You might be wondering why a trustworthy audit trail isn’t possible. This is a fundamental problem, not a technical one. As you may know, using the internet requires a client device, like your computer or smartphone, and a server. The server is comprised of an application server and a datastore, most often a database. The client device cannot access the datastore directly, it must send data to the server and the server restructures information into a consistent format the datastore can understand.

Modern web application architecture decouples the front-end from the server. In the past, the server would generate HTML that your browser would use to have you interact. These days, the part of the application that runs in the browser is 100% decoupled from the server. That means the code running in your browser can be stored on servers that are physically closer to your client device. This allows the application to load and run faster on your client.

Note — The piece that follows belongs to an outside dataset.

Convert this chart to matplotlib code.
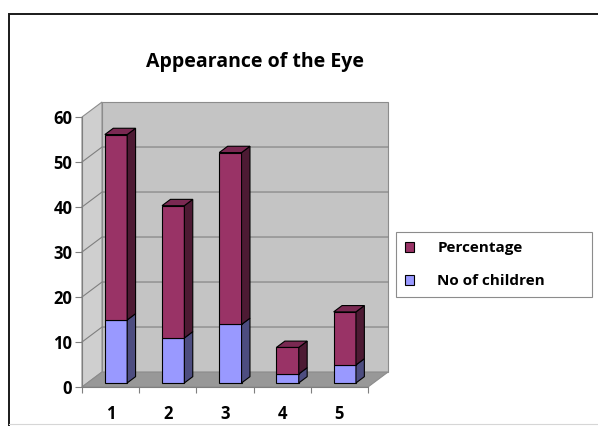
import matplotlib
matplotlib.use('Agg')
from matplotlib import pyplot as plt
from matplotlib.patches import Polygon, Patch, Rectangle
from matplotlib.lines import Line2D

categories = ['1', '2', '3', '4', '5']
no_of_children = [14, 10, 13, 2, 4]
percentage = [41.2, 29.4, 38.2, 5.9, 11.8]
y_ticks = [0, 10, 20, 30, 40, 50, 60]

FONT = ['Open Sans', 'DejaVu Sans']

# oblique "3d" offsets in data units (category units, value units)
DX = 0.35
DY = 3.33
BAR_FRONT = 0.27   # depth of bar front face (fraction of floor depth)
BAR_DEPTH = 0.42   # bar depth (fraction of floor depth)
BAR_W = 0.39

purple = ('#993366', '#7a2952', '#4d1a33')   # front, top, side
blue = ('#9999ff', '#7a7acc', '#4d4d80')

fig = plt.figure(figsize=(5.98, 4.26), dpi=100)
fig.patch.set_facecolor('white')
ax = fig.add_axes([82 / 598, (426 - 387) / 426, 286 / 598, 270 / 426])
ax.set_facecolor('none')

x0, x1 = 0.5, len(categories) + 0.5
ymax = 60
ax.set_xlim(x0, x1)
ax.set_ylim(0, ymax)


def poly(pts, fc, ec='none', lw=0.0, z=0.5):
    ax.add_patch(Polygon(pts, closed=True, facecolor=fc, edgecolor=ec,
                         linewidth=lw, zorder=z, clip_on=False))


# walls and floor
poly([(x0 + DX, DY), (x1 + DX, DY), (x1 + DX, ymax + DY), (x0 + DX, ymax + DY)],
     '#c4c4c4', '#8c8c8c', 0.8)
poly([(x0, 0), (x0 + DX, DY), (x0 + DX, ymax + DY), (x0, ymax)],
     '#cfcfcf', '#8c8c8c', 0.8)
poly([(x0, 0), (x1, 0), (x1 + DX, DY), (x0 + DX, DY)],
     '#989898', '#8c8c8c', 0.8)

# gridlines on side wall and back wall
for v in y_ticks[1:-1]:
    ax.add_line(Line2D([x0, x0 + DX, x1 + DX], [v, v + DY, v + DY],
                       color='#7f7f7f', lw=0.8, zorder=0.6, clip_on=False))

# stacked bars
bottoms = [0.0] * len(categories)
series = [(no_of_children, blue, 'No of children'), (percentage, purple, 'Percentage')]
for k, (vals, cols, name) in enumerate(series):
    for i, v in enumerate(vals):
        xc = i + 1 + BAR_FRONT * DX
        b = bottoms[i] + BAR_FRONT * DY
        t = b + v
        ax.bar(xc, v, width=BAR_W, bottom=b, color=cols[0], edgecolor='black',
               linewidth=0.8, zorder=2, clip_on=False)
        xr = xc + BAR_W / 2
        xl = xc - BAR_W / 2
        ddx, ddy = BAR_DEPTH * DX, BAR_DEPTH * DY
        poly([(xr, b), (xr + ddx, b + ddy), (xr + ddx, t + ddy), (xr, t)],
             cols[2], 'black', 0.8, 2)
        if k == len(series) - 1:
            poly([(xl, t), (xr, t), (xr + ddx, t + ddy), (xl + ddx, t + ddy)],
                 cols[1], 'black', 0.8, 2)
    bottoms = [bottoms[i] + vals[i] for i in range(len(vals))]

# axes styling
for s in ['top', 'right']:
    ax.spines[s].set_visible(False)
for s in ['left', 'bottom']:
    ax.spines[s].set_color('#7f7f7f')
    ax.spines[s].set_linewidth(0.8)
    ax.spines[s].set_zorder(0.7)

ax.set_yticks(y_ticks)
ax.set_yticklabels([str(t) for t in y_ticks], fontfamily=FONT,
                   fontweight='bold', fontsize=12)
ax.tick_params(axis='y', length=5, color='#7f7f7f', pad=2)

ax.set_xticks([x0 + i for i in range(len(categories) + 1)])
ax.set_xticklabels([])
ax.set_xticks([i + 1 for i in range(len(categories))], minor=True)
ax.set_xticklabels(categories, minor=True, fontfamily=FONT,
                   fontweight='bold', fontsize=12)
ax.tick_params(axis='x', which='major', length=4, color='#7f7f7f')
ax.tick_params(axis='x', which='minor', length=0, pad=13)

fig.text(255 / 598, 1 - 62 / 426, 'Appearance of the Eye', ha='center',
         va='center', fontfamily=FONT, fontweight='bold', fontsize=14)

handles = [Patch(facecolor=purple[0], edgecolor='black', linewidth=0.8),
           Patch(facecolor=blue[0], edgecolor='black', linewidth=0.8)]
leg = fig.legend(handles, ['Percentage', 'No of children'],
                 loc='upper left', mode='expand',
                 bbox_to_anchor=(396 / 598, 1 - 232 / 426, 196 / 598, 0.0),
                 prop={'family': FONT, 'weight': 'bold', 'size': 11},
                 handlelength=0.6, handleheight=0.6, handletextpad=1.5,
                 labelspacing=1.25, borderpad=0.6, borderaxespad=0.0,
                 fancybox=False, framealpha=1)
leg.get_frame().set_edgecolor('#8c8c8c')
leg.get_frame().set_linewidth(0.8)

# outer chart border (cropped at right and bottom)
fig.add_artist(Rectangle((8.5 / 598, -0.1), 1.0, 1 - 13.5 / 426 + 0.1,
                         transform=fig.transFigure, fill=False,
                         edgecolor='#1a1a1a', linewidth=1.4))
fig.add_artist(Line2D([8.5 / 598, 1], [1 - 423.5 / 426] * 2,
                      transform=fig.transFigure, color='#d6d6d6', lw=0.8))

fig.savefig('out.png', dpi=100)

When you vote using an online tool, your browser allows you to make selections that are translated from data in the datastore. There is a translation that occurs between that datastore and your client device. Your election is displayed in a very different way from how it is stored. The application server and the front-end code is responsible for making this translation. As a result, the only way for the application to hold an audit trail of your submission would be on the application server. It would push your data into another location in the datastore (or a separate datastore) in a format that is closer to how you submitted it. This is a problem because it is still the application server that is responsible for processing this data. The voter is not able to validate that the data being stored in either place matches what they submitted. As a result, the audit trail is untrustworthy. The voter must be able to validate the auditable portion of their vote.

Summary

While the internet offers great benefits for commerce, information, and productivity, critical tasks should be kept off it. Voting is fundamental to our society and ensuring free and fair elections is paramount.

Online voting can be used for things that aren’t critical. In my mind, the Oscars is a good example. I know actors get jobs based off awards, but it’s a private group’s election that bears little weight on people’s overall well-being. In a coop, HOA, or condo, elections determine the fiscal direction for years and that affects the lives of every resident and is truly important.